Jobs Good, Rates Rise?
No one thing seems to move the stock market more regularly than the jobs report. As always, this new report is actually about last month. After all, it takes some time to collect and calculate the data. What makes this particular jobs report so important is its timing.
The Federal Reserve Board is scheduled to meet in September. The Fed has expressed a willingness, if not a desire, to raise interest rates this year if the economy is doing well enough. Everything looked pretty good for a rate increase in September, but then the whole China market blowup thing happened and with it, the U.S. stock market took a hit, and the idea of a rate hike got a little more iffy.
But, with a good jobs report, the rate hike is back on the table… maybe.
You see, the jobs report was good, but not good enough to make this a no brainer. Jobs were created, but well below the 200,000 that would be considered more robust. The Fed could just wait and see if the data comes in stronger. That might be advisable.

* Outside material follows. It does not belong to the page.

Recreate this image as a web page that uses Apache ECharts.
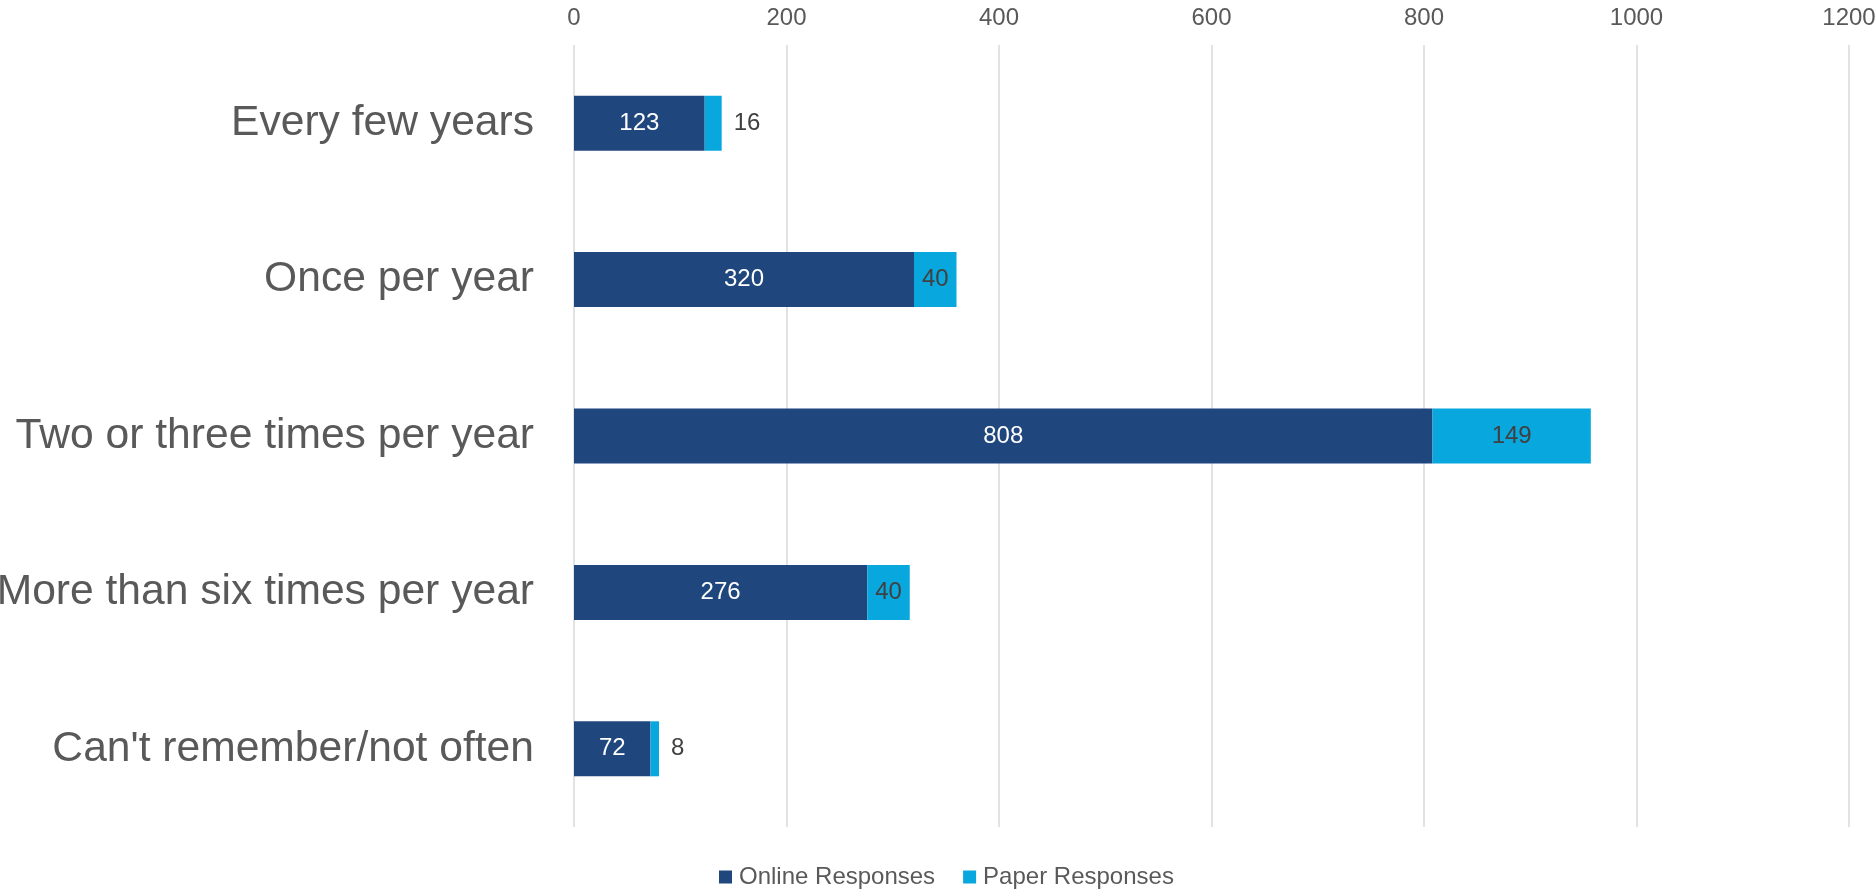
<!DOCTYPE html>
<html>
<head>
<meta charset="utf-8">
<script src="https://cdn.jsdelivr.net/npm/echarts@6/dist/echarts.min.js"></script>
<style>
html,body{margin:0;padding:0;background:#fff;}
#chart{width:1875px;height:890px;}
</style>
</head>
<body>
<div id="chart"></div>
<script>
var categories = ["Every few years", "Once per year", "Two or three times per year", "More than six times per year", "Can't remember/not often"];
var online = [123, 320, 808, 276, 72];
var paper = [16, 40, 149, 40, 8];
var paperLabelPos = ["right", "inside", "inside", "inside", "right"];
var seriesNames = ["Online Responses", "Paper Responses"];
var axisMin = 0, axisMax = 1200, axisStep = 200;

var FONT = "'Liberation Sans', Arial, sans-serif";
var TXT = "#595959";

var chart = echarts.init(document.getElementById('chart'), null, {renderer: 'canvas'});
chart.setOption({
  animation: false,
  backgroundColor: '#fff',
  textStyle: {fontFamily: FONT},
  grid: {left: 574, right: 26, top: 45, bottom: 63, containLabel: false, outerBoundsMode: 'none'},
  legend: {
    top: 860,
    left: 714,
    itemWidth: 13, itemHeight: 13, itemGap: 28,
    icon: 'rect',
    textStyle: {fontFamily: FONT, fontSize: 24, color: TXT, padding: [0,0,0,2]},
    data: seriesNames
  },
  xAxis: {
    type: 'value', position: 'top',
    min: axisMin, max: axisMax, interval: axisStep,
    axisLine: {show: false}, axisTick: {show: false},
    axisLabel: {fontFamily: FONT, fontSize: 24, color: TXT, margin: 15, formatter: function(v){ return String(v); }},
    splitLine: {show: true, lineStyle: {color: '#d9d9d9', width: 1.5}}
  },
  yAxis: {
    type: 'category', inverse: true, data: categories,
    axisLine: {show: false}, axisTick: {show: false},
    axisLabel: {fontFamily: FONT, fontSize: 42.6, color: TXT, margin: 40}
  },
  series: [
    {
      name: seriesNames[0], type: 'bar', stack: 'total', barWidth: 55,
      itemStyle: {color: '#1F477D'},
      label: {show: true, position: 'inside', color: '#fff', fontFamily: FONT, fontSize: 24},
      data: online
    },
    {
      name: seriesNames[1], type: 'bar', stack: 'total', barWidth: 55,
      itemStyle: {color: '#08A8DF'},
      data: paper.map(function(v, i){
        return {value: v, label: {show: true, position: paperLabelPos[i], distance: 12, color: '#404040', fontFamily: FONT, fontSize: 24}};
      })
    }
  ]
});
</script>
</body>
</html>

In fact, the IMF (International Monetary Fund) asked the Fed to hold off on raising rates.
But, here is where it gets sticky.
The U.S. economy depends a great deal on the holiday shopping season. Raising interest rates in December is considered something of a non-starter for this reason. That means it is now or October for a 2015 rate hike.
Economy Good Stocks Down?
The really weird part about this is the stock market’s reaction. Theoretically, a good economy helps U.S. stocks. That part makes sense.
Furthermore, lower unemployment means a better economy, so more jobs equals better economy.
So why are stocks down?
The idea is that higher interest rates will do, frankly, exactly what they are supposed to do, lower spending and borrowing. Unfortunately, less spending means less revenue, and more expensive borrowing means companies won’t, or can’t, expand and build as quickly or cheaply, which in turns reduces spending and borrowing, and so on.

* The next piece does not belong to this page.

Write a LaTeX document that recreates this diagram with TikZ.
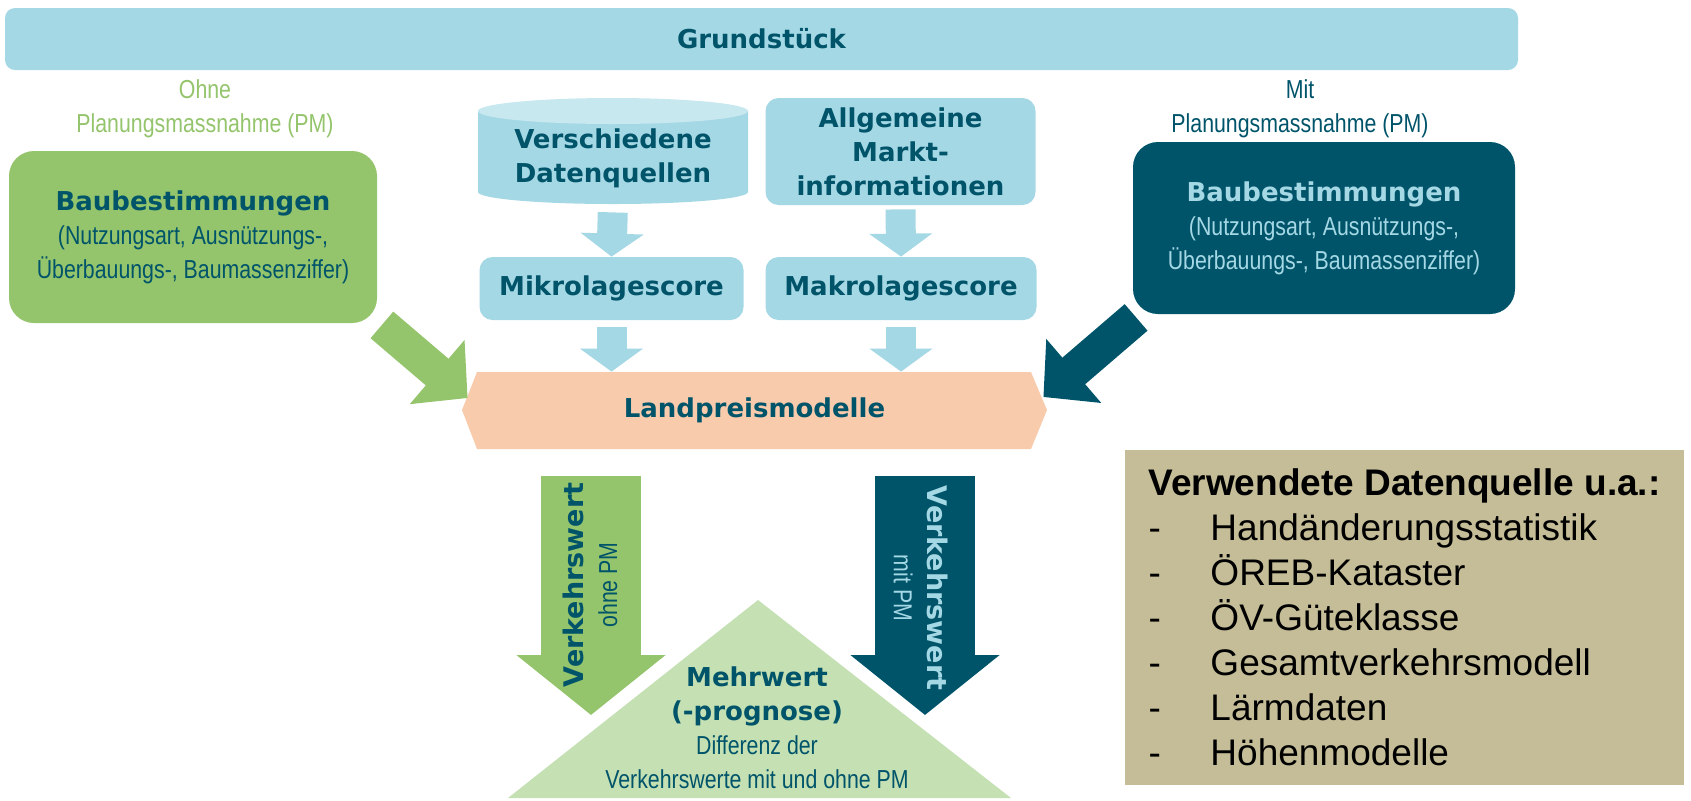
\documentclass[tikz,border=0pt]{standalone}
\usepackage{fontspec}
\setmainfont{Liberation Sans}
\newfontfamily\breitfont{DejaVu Sans}
\newfontfamily\schmalfont[FakeStretch=0.82]{Liberation Sans}
\usetikzlibrary{arrows.meta}

\definecolor{hellblau}{HTML}{A5D8E5}
\definecolor{deckelblau}{HTML}{C8E8F0}
\definecolor{petrol}{HTML}{00546A}
\definecolor{gruen}{HTML}{94C46C}
\definecolor{hellgruen}{HTML}{C5E0B3}
\definecolor{pfirsich}{HTML}{F8CBAD}
\definecolor{sand}{HTML}{C4BD97}

\newcommand{\fett}{\breitfont\bfseries\fontsize{13pt}{17pt}\selectfont}
\newcommand{\schmal}{\schmalfont\mdseries\fontsize{13pt}{17pt}\selectfont}

\tikzset{
	kasten/.style={fill=hellblau, rounded corners=6.5pt, align=center, inner sep=0pt, text=petrol, font=\fett},
	pfeilchen/.style={draw=hellblau, line width=15pt, -{Triangle[length=11.5pt,width=31pt]}},
	schraegpfeil/.style={line width=17.5pt, -{Triangle[length=20pt,width=41pt]}},
	grosspfeil/.style={line width=50pt, -{Triangle[length=30pt,width=73pt]}}
}

\begin{document}
\begin{tikzpicture}[x=0.5pt,y=-0.5pt]
	\useasboundingbox (0,0) rectangle (1691,800);
	% oben
	\node[kasten, rounded corners=5pt, minimum width=756.5pt, minimum height=31pt] (grundstueck) at (761.5,39) {Grundstück};

	% ohne / mit Planungsmassnahme
	\node[text=gruen, font=\schmal, align=center] (ohne) at (205,108.5) {Ohne\\Planungsmassnahme (PM)};
	\node[text=petrol, font=\schmal, align=center] (mit) at (1300,108.5) {Mit\\Planungsmassnahme (PM)};
	\node[kasten, fill=gruen, rounded corners=12.5pt, minimum width=184pt, minimum height=86pt] (baugruen) at (193,237)
		{Baubestimmungen\\{\schmal (Nutzungsart, Ausnützungs-,}\\{\schmal Überbauungs-, Baumassenziffer)}};
	\node[kasten, fill=petrol, text=hellblau, rounded corners=12.5pt, minimum width=191pt, minimum height=86pt] (baupetrol) at (1324,228)
		{Baubestimmungen\\{\schmal (Nutzungsart, Ausnützungs-,}\\{\schmal Überbauungs-, Baumassenziffer)}};

	% Datenquellen (Zylinder)
	\fill[hellblau] (478,111) -- (478,192) arc[start angle=180, end angle=0, x radius=135, y radius=12] -- (748,111) -- cycle;
	\fill[deckelblau] (613,111) ellipse [x radius=135, y radius=13];
	\node[kasten, fill=none, minimum width=135pt, minimum height=46pt] (daten) at (613,158) {Verschiedene\\Datenquellen};
	\node[kasten, minimum width=135pt, minimum height=53.5pt] (markt) at (900.5,151.5) {Allgemeine\\Markt-\\informationen};
	\node[kasten, minimum width=132pt, minimum height=31.5pt] (mikro) at (611.5,288.5) {Mikrolagescore};
	\node[kasten, minimum width=135.5pt, minimum height=31.5pt] (makro) at (901,288.5) {Makrolagescore};

	% Landpreismodelle
	\fill[pfirsich] (462,410) -- (477,372) -- (1031,372) -- (1047,410) -- (1031,449) -- (477,449) -- cycle;
	\node[text=petrol, font=\fett, minimum width=292.5pt, minimum height=38.5pt, inner sep=0pt] (landpreis) at (754.5,410.5) {Landpreismodelle};

	\draw[pfeilchen, shorten <=4pt] (daten.south) -- (mikro.north);
	\draw[pfeilchen, shorten <=2pt] (markt.south) -- (makro.north);
	\draw[pfeilchen, shorten <=3.5pt] (mikro.south) -- (landpreis.north -| mikro.south);
	\draw[pfeilchen, shorten <=3.5pt] (makro.south) -- (landpreis.north -| makro.south);
	\draw[schraegpfeil, draw=gruen] ([xshift=2.25pt,yshift=-0.75pt]baugruen.south east) -- ([xshift=3pt,yshift=6.25pt]landpreis.west);
	\draw[schraegpfeil, draw=petrol] ([xshift=1.75pt,yshift=-1.5pt]baupetrol.south west) -- ([xshift=-2pt,yshift=6.75pt]landpreis.east);

	% Mehrwert
	\fill[hellgruen] (758,600) -- (1011,798) -- (508,798) -- cycle;
	\node[text=petrol, font=\fett, align=center] (mehrwert) at (757,728)
		{Mehrwert\\(-prognose)\\{\schmal Differenz der}\\{\schmal Verkehrswerte mit und ohne PM}};

	\coordinate (spitzeohne) at (591,715);
	\coordinate (spitzemit) at (925,715);
	\draw[grosspfeil, draw=gruen, shorten <=13.5pt] (landpreis.south -| spitzeohne) -- (spitzeohne);
	\draw[grosspfeil, draw=petrol, shorten <=13.5pt] (landpreis.south -| spitzemit) -- (spitzemit);
	\node[rotate=90, text=petrol, font=\fett, align=center] (wertohne) at (590,585)
		{{\fontsize{13.5pt}{18pt}\selectfont Verkehrswert}\\{\schmal ohne PM}};
	\node[rotate=-90, text=hellblau, font=\fett, align=center] (wertmit) at (921,588)
		{{\fontsize{13.5pt}{16pt}\selectfont Verkehrswert}\\{\schmal mit PM}};

	% Datenquellen
	\node[fill=sand, minimum width=279.5pt, minimum height=167.5pt, align=left, font=\fontsize{18.5pt}{22.5pt}\selectfont] (quellen) at (1404.5,617.5)
		{\textbf{Verwendete Datenquelle u.a.:}\\
		\makebox[31pt][l]{-}Handänderungsstatistik\\
		\makebox[31pt][l]{-}ÖREB-Kataster\\
		\makebox[31pt][l]{-}ÖV-Güteklasse\\
		\makebox[31pt][l]{-}Gesamtverkehrsmodell\\
		\makebox[31pt][l]{-}Lärmdaten\\
		\makebox[31pt][l]{-}Höhenmodelle};
\end{tikzpicture}
\end{document}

So, the immediate reaction of the stock market is to trade down. This does NOT mean that it will stay down.
In fact, if the U.S. economy really is recovering well enough to not need zero percent interest rates, that is a good thing. EVENTUALLY, that means that company’s would do better, and stocks should rise. But, if your focus is on the next quarter, or even on a company’s next annual report, an interest rate rise might be just enough to bump your favorite stock off of its straight up trajectory.
And, so stocks are down today. Then, they’ll go back to trading on some other news for the next few weeks. No matter what happens between now and then, the reaction to the actual Fed meeting and decision will be dramatic.